* Raw data
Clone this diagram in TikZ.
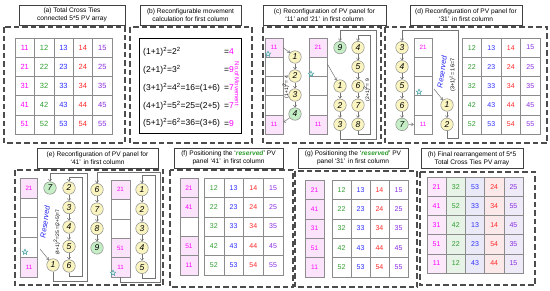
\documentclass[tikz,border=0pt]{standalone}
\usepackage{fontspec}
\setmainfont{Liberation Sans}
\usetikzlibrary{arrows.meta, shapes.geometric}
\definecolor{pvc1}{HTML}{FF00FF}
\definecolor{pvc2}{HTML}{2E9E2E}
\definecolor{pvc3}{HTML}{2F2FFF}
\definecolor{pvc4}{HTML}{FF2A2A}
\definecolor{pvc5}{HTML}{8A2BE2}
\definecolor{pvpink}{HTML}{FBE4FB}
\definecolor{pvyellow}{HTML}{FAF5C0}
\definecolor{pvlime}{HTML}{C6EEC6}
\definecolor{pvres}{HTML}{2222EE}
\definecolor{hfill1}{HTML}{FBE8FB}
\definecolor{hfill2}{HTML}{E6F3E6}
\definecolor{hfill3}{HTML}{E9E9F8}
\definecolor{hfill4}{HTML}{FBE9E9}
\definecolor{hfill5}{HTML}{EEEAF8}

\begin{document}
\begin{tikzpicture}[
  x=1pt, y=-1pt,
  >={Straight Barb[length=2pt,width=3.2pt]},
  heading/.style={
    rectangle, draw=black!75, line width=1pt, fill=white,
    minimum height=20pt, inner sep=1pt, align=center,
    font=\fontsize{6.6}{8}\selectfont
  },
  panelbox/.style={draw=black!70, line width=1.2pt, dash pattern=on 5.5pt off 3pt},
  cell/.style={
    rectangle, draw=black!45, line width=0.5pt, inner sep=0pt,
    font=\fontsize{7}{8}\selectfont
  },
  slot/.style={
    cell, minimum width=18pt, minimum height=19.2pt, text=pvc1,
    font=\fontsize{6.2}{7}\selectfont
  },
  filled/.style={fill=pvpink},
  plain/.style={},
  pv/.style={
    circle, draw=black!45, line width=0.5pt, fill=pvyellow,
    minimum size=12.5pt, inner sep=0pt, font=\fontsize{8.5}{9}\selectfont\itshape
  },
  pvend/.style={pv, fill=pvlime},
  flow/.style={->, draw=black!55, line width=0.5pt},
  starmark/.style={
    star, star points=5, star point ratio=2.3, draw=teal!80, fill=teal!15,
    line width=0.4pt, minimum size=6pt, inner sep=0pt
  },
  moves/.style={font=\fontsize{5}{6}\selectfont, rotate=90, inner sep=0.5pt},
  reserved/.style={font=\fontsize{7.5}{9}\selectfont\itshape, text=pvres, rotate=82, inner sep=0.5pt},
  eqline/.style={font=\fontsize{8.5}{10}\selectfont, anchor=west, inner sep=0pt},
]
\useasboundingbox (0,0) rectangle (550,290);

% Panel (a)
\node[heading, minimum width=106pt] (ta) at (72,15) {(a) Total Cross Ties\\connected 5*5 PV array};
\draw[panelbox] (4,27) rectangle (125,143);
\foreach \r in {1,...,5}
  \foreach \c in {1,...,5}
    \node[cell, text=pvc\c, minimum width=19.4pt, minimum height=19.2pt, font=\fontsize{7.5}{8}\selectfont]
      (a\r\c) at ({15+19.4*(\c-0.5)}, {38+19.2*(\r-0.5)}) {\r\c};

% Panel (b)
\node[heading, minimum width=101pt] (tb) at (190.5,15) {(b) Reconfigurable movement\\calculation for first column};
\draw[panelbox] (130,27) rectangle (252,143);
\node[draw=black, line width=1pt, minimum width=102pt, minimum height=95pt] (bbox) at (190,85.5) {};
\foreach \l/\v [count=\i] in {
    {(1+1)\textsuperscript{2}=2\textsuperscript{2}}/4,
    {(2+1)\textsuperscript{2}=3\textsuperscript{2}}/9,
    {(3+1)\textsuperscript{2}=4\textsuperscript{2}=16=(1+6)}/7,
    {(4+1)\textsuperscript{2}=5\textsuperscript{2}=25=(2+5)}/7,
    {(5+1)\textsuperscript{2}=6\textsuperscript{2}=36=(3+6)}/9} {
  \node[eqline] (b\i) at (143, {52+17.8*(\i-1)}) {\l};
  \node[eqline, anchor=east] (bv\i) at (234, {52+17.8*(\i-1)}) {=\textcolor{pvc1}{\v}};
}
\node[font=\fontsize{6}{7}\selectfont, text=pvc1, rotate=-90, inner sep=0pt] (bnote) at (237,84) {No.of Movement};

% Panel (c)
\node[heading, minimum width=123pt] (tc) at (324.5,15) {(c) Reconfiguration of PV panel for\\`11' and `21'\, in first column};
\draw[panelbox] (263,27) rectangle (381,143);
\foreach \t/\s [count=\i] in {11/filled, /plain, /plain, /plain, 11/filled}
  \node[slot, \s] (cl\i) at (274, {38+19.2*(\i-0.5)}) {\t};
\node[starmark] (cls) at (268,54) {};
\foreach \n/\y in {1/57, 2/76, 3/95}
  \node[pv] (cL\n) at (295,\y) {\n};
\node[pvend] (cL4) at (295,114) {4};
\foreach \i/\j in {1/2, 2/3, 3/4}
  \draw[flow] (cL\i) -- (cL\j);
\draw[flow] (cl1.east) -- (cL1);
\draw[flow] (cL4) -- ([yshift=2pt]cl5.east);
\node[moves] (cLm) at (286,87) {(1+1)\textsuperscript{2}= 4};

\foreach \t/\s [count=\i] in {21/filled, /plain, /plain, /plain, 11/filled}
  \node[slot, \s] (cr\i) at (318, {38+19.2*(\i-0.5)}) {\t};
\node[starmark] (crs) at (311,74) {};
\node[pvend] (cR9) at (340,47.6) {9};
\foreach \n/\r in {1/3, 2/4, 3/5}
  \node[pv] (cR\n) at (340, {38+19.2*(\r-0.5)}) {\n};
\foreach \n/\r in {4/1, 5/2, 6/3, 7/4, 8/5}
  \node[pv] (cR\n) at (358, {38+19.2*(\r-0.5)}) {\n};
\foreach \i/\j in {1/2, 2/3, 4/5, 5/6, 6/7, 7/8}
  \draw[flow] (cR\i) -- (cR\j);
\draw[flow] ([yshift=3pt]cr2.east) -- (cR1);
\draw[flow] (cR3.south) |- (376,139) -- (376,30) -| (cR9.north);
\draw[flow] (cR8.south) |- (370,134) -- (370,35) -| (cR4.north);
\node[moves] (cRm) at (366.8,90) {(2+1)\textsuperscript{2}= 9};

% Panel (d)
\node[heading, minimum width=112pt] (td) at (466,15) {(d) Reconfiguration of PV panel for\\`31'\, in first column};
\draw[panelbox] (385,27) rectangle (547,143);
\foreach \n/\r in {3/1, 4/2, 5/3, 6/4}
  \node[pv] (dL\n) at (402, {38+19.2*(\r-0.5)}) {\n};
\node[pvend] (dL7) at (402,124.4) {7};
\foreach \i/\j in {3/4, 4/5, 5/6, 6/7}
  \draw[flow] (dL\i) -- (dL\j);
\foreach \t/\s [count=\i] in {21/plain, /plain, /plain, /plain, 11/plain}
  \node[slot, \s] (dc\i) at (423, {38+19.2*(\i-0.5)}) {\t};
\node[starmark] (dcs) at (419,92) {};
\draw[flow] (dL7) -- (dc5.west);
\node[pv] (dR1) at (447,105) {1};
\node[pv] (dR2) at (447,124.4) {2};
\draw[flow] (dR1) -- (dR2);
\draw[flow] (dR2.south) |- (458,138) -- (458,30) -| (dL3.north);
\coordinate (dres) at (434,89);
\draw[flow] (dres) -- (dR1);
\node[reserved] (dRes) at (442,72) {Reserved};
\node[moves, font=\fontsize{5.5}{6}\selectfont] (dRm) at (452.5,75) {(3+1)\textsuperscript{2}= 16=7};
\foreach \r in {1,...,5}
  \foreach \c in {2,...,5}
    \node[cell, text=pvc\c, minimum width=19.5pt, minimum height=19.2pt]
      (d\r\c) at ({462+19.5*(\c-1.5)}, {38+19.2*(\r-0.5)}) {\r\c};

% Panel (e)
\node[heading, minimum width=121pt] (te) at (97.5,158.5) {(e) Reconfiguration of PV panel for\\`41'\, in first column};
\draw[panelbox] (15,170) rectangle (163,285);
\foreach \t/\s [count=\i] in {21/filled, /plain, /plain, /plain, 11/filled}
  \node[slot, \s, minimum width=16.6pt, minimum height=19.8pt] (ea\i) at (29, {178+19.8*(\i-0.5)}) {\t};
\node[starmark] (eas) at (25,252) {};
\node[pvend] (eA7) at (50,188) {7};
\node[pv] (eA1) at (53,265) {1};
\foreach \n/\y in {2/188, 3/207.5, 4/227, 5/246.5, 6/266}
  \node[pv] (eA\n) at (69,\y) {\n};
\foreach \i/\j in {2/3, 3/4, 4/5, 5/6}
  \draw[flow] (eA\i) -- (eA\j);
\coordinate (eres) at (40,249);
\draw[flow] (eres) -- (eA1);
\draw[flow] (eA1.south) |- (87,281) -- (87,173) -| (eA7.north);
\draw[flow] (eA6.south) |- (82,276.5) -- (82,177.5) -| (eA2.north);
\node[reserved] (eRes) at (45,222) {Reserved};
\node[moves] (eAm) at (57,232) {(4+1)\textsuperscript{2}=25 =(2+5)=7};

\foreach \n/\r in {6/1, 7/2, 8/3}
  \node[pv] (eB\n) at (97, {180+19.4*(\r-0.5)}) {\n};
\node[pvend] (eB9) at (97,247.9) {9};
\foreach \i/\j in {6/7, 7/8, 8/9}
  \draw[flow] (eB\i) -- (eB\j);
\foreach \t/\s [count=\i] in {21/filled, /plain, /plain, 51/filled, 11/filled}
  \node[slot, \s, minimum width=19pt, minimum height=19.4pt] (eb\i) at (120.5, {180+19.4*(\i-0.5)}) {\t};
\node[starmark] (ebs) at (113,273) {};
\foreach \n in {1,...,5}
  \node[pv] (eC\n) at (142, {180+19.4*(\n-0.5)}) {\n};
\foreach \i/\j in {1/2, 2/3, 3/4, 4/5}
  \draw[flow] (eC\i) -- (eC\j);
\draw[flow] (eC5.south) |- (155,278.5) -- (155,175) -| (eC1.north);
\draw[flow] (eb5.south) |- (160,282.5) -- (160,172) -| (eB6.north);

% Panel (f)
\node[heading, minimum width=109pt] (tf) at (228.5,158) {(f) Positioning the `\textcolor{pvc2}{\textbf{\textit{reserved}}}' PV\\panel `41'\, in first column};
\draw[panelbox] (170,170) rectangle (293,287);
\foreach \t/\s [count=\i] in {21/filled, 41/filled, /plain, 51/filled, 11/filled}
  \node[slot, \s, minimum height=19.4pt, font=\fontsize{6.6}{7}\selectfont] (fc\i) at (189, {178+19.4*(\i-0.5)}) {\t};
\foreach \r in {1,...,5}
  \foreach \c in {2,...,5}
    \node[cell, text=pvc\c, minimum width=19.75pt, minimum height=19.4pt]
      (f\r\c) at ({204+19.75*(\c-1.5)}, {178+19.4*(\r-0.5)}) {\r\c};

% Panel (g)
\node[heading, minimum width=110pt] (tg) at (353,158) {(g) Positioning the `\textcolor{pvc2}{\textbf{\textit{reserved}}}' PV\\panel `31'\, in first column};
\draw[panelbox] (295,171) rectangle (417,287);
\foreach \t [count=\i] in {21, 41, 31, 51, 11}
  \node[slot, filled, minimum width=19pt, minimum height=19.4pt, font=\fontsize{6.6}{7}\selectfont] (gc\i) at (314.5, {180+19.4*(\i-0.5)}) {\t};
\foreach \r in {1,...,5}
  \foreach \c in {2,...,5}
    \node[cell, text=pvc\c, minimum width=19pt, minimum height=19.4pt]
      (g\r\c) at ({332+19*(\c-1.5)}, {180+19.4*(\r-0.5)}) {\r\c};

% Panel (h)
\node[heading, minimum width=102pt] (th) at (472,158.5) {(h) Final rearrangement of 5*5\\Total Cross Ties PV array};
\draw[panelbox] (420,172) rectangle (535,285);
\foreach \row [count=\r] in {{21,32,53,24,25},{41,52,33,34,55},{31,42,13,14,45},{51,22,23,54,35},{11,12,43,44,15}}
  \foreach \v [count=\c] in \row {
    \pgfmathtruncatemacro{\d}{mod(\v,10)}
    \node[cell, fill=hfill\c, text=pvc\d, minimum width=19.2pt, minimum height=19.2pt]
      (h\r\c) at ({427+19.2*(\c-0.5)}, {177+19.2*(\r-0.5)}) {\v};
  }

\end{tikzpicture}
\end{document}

* What you will do
Make an exact copy of the lines from the top of the material through the line with "(0,0) rectangle (550,290);", pictures excluded.

* Task solution
Clone this diagram in TikZ.
\documentclass[tikz,border=0pt]{standalone}
\usepackage{fontspec}
\setmainfont{Liberation Sans}
\usetikzlibrary{arrows.meta, shapes.geometric}
\definecolor{pvc1}{HTML}{FF00FF}
\definecolor{pvc2}{HTML}{2E9E2E}
\definecolor{pvc3}{HTML}{2F2FFF}
\definecolor{pvc4}{HTML}{FF2A2A}
\definecolor{pvc5}{HTML}{8A2BE2}
\definecolor{pvpink}{HTML}{FBE4FB}
\definecolor{pvyellow}{HTML}{FAF5C0}
\definecolor{pvlime}{HTML}{C6EEC6}
\definecolor{pvres}{HTML}{2222EE}
\definecolor{hfill1}{HTML}{FBE8FB}
\definecolor{hfill2}{HTML}{E6F3E6}
\definecolor{hfill3}{HTML}{E9E9F8}
\definecolor{hfill4}{HTML}{FBE9E9}
\definecolor{hfill5}{HTML}{EEEAF8}

\begin{document}
\begin{tikzpicture}[
  x=1pt, y=-1pt,
  >={Straight Barb[length=2pt,width=3.2pt]},
  heading/.style={
    rectangle, draw=black!75, line width=1pt, fill=white,
    minimum height=20pt, inner sep=1pt, align=center,
    font=\fontsize{6.6}{8}\selectfont
  },
  panelbox/.style={draw=black!70, line width=1.2pt, dash pattern=on 5.5pt off 3pt},
  cell/.style={
    rectangle, draw=black!45, line width=0.5pt, inner sep=0pt,
    font=\fontsize{7}{8}\selectfont
  },
  slot/.style={
    cell, minimum width=18pt, minimum height=19.2pt, text=pvc1,
    font=\fontsize{6.2}{7}\selectfont
  },
  filled/.style={fill=pvpink},
  plain/.style={},
  pv/.style={
    circle, draw=black!45, line width=0.5pt, fill=pvyellow,
    minimum size=12.5pt, inner sep=0pt, font=\fontsize{8.5}{9}\selectfont\itshape
  },
  pvend/.style={pv, fill=pvlime},
  flow/.style={->, draw=black!55, line width=0.5pt},
  starmark/.style={
    star, star points=5, star point ratio=2.3, draw=teal!80, fill=teal!15,
    line width=0.4pt, minimum size=6pt, inner sep=0pt
  },
  moves/.style={font=\fontsize{5}{6}\selectfont, rotate=90, inner sep=0.5pt},
  reserved/.style={font=\fontsize{7.5}{9}\selectfont\itshape, text=pvres, rotate=82, inner sep=0.5pt},
  eqline/.style={font=\fontsize{8.5}{10}\selectfont, anchor=west, inner sep=0pt},
]
\useasboundingbox (0,0) rectangle (550,290);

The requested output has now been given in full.